Social inequality had a determining effect on perceptions about murder. For a long time, only the violent deaths of patricians, or those who had dignitas and fama, mattered. Besides, Romans thrived on an “institutionalised, domestic and utterly pervasive form of slavery”; hundreds of slaves lived in aristocratic households while even poorer families had one. The more Rome expanded its empire the more slaves it acquired. They were not people though. The surviving bits of the Twelve Tables, the earliest Roman law code, compiled much later in Justinian’s Digest, indicate that a slave’s killing is equivalent to that of cattle — the owner must be compensated at the price they would have fetched the previous year. If slaves were not people, they could not be murdered. Even when murder became a concern of the State under Sulla, dead slaves would not count as murder victims. Only when a Roman noble wanted to throw a slave into a tank full of sharp-toothed lampreys for breaking a goblet did his guest, Emperor Augustus, punish him by ordering his men to break all his crockery. That was a rare exception.

A fatal thing happened on the way to the forum: Murder in ancient Rome by Emma Southon, Oneworld, £16.99

A fatal thing happened on the way to the forum: Murder in ancient Rome by Emma Southon, Oneworld, £16.99 Amazon

The gladiatorial games, meanwhile, made killing delightful public entertainment. All these would have moulded the citizens’ ideas of right and wrong and their perceptions of deliberate killing. The games, says Southon, “really encapsulate how extremely fucking different from us the Romans were”. Elsewhere, she deftly pictures a normal day when people conduct their daily business in constant contact with slaves who are no different from chairs or dust under the feet, while passing people nailed to crosses dying slowly in agony on the way to watch a highly trained slave kill his fallen rival by a gash to the side of his neck because that is what the crowd wants. Folk love watching the blood spout. Methods of killing are explained in detail; in crucifixion for example, certain angles are best to nail a man’s hands and feet. Jesus’ crossed ankles are unlikely, or unusual at least, feels Southon.

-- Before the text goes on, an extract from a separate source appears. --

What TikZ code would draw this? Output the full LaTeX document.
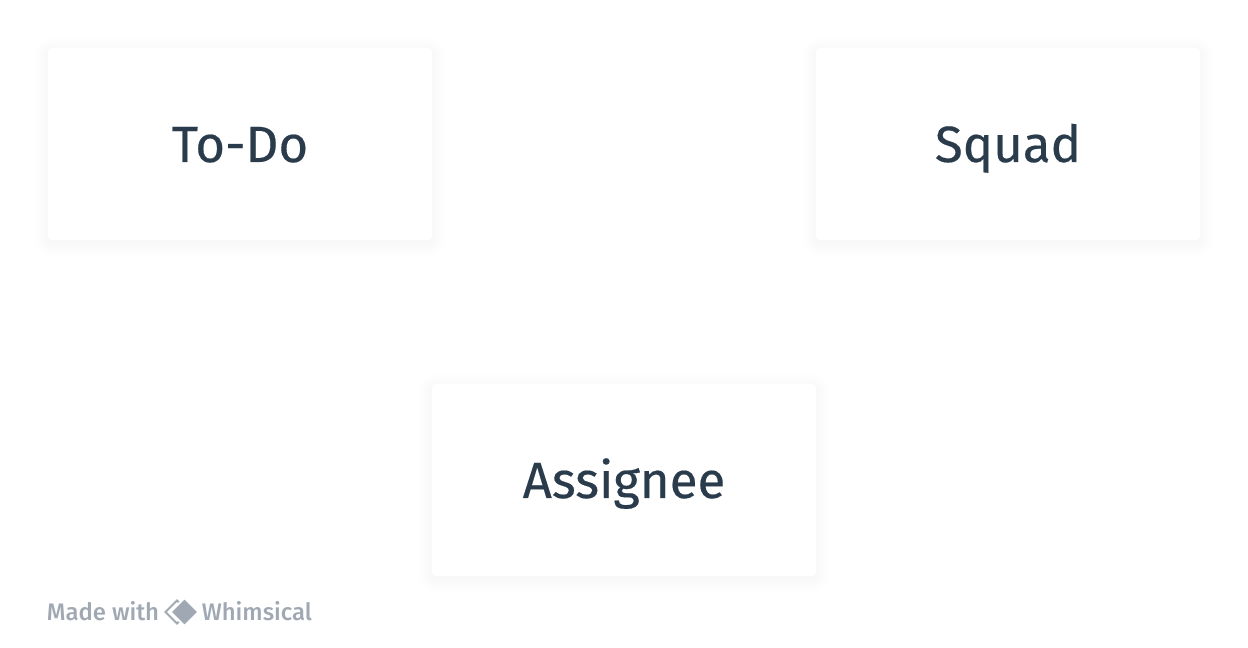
\documentclass[tikz,border=0pt]{standalone}
\usepackage{fontspec}
\setmainfont[FakeBold=0.35]{Fira Sans}
\newfontfamily\piedfont{Fira Sans Medium}
\usepackage{tikz}
\definecolor{encre}{HTML}{2A3B4B}
\definecolor{gris}{HTML}{A0A9B3}
\begin{document}
\begin{tikzpicture}
  \tikzstyle{carte}=[rectangle, fill=white, rounded corners=0.08cm, minimum width=7.68cm, minimum height=3.84cm, inner sep=0pt, text height=0.72cm, text depth=0pt, text=encre, font=\fontsize{29}{35}\selectfont]
  \tikzstyle{pied}=[inner sep=0pt, text height=0.28cm, text depth=0pt, text=gris, font=\piedfont\fontsize{13.6}{16}\selectfont]
  \useasboundingbox (0,0) rectangle (24.96,12.96);
  % ombres
  \foreach \x/\y in {4.8/10.08, 20.16/10.08, 12.48/3.36}
    \foreach \s in {0.02,0.06,...,0.26}
      \fill[black, opacity=0.002, rounded corners=0.08cm+\s cm] (\x-3.84-\s,\y-1.92-\s-0.06) rectangle (\x+3.84+\s,\y+1.92+\s-0.06);
  \node[carte] (todo) at (4.8,10.08) {To-Do};
  \node[carte] (squad) at (20.16,10.08) {Squad};
  \node[carte] (assignee) at (12.48,3.36) {Assignee};
  \node[pied, anchor=west] (made) at (0.93,0.68) {Made with};
  \draw[gris, line width=0.04cm] (3.31,0.72) -- (3.54,0.95) -- (3.77,0.72) -- (3.54,0.49) -- cycle;
  \fill[gris, draw=white, line width=0.04cm] (3.41,0.72) -- (3.69,1.0) -- (3.97,0.72) -- (3.69,0.44) -- cycle;
  \node[pied, anchor=west] (whimsical) at (4.03,0.68) {Whimsical};
\end{tikzpicture}
\end{document}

Her chirpy irreverence assimilates the dry facts of land distribution or law-making into a racy narrative so that the reader is not weighed down by the scholarship behind her analyses. She moves easily from the pomposities of Cicero to the horrors of Ted Bundy, from Nero’s favourite gladiator, Spiculus, to football icons and beloved pop stars. Her sources, most of whom are writing after the event, are also fair game: Tacitus, for instance, is really a “fun source” for the women of the Julio-Claudian period for he hated women like most people hate wasps. Romans ignored women anyway — one walking vagina was much like another.

Tacitus’ bias is one example of the difficulties of gleaning a credible account of the past from historians of ancient Rome. The time lapse between the event and its record is often a problem, sometimes aggravated by the historian’s desire to please his emperor or his location in a different social and political milieu. That members of the Senate were offended when Caesar kept sitting on their arrival would puzzle a historian in imperial Rome where the emperor did not get up to greet senators. Besides, perceptions and subject-matter were dictated by the position of the historians themselves, since most were among the elites who owned slaves and sat in the best seats watching gladiators fight to the death.

To balance this, Southon conveys the physicality of the violence — the touch, smell, feel and pure horror of the many varieties of death in public and in private, with the victims ranging from slaves to emperors. The Romans enumerated various punishments with relish too — putting a man into a sack with two snakes, a dog and a cockerel and throwing him into the sea was one. We are led into feeling the nightmare of the offender, irrespective of his offence. Without Southon’s steady focus and informal approach, the reader would have lost her way. The tone tires a little towards the end, especially when the narrative space becomes a bit crowded, but that does not prevent the book from being rich history and lots of fun.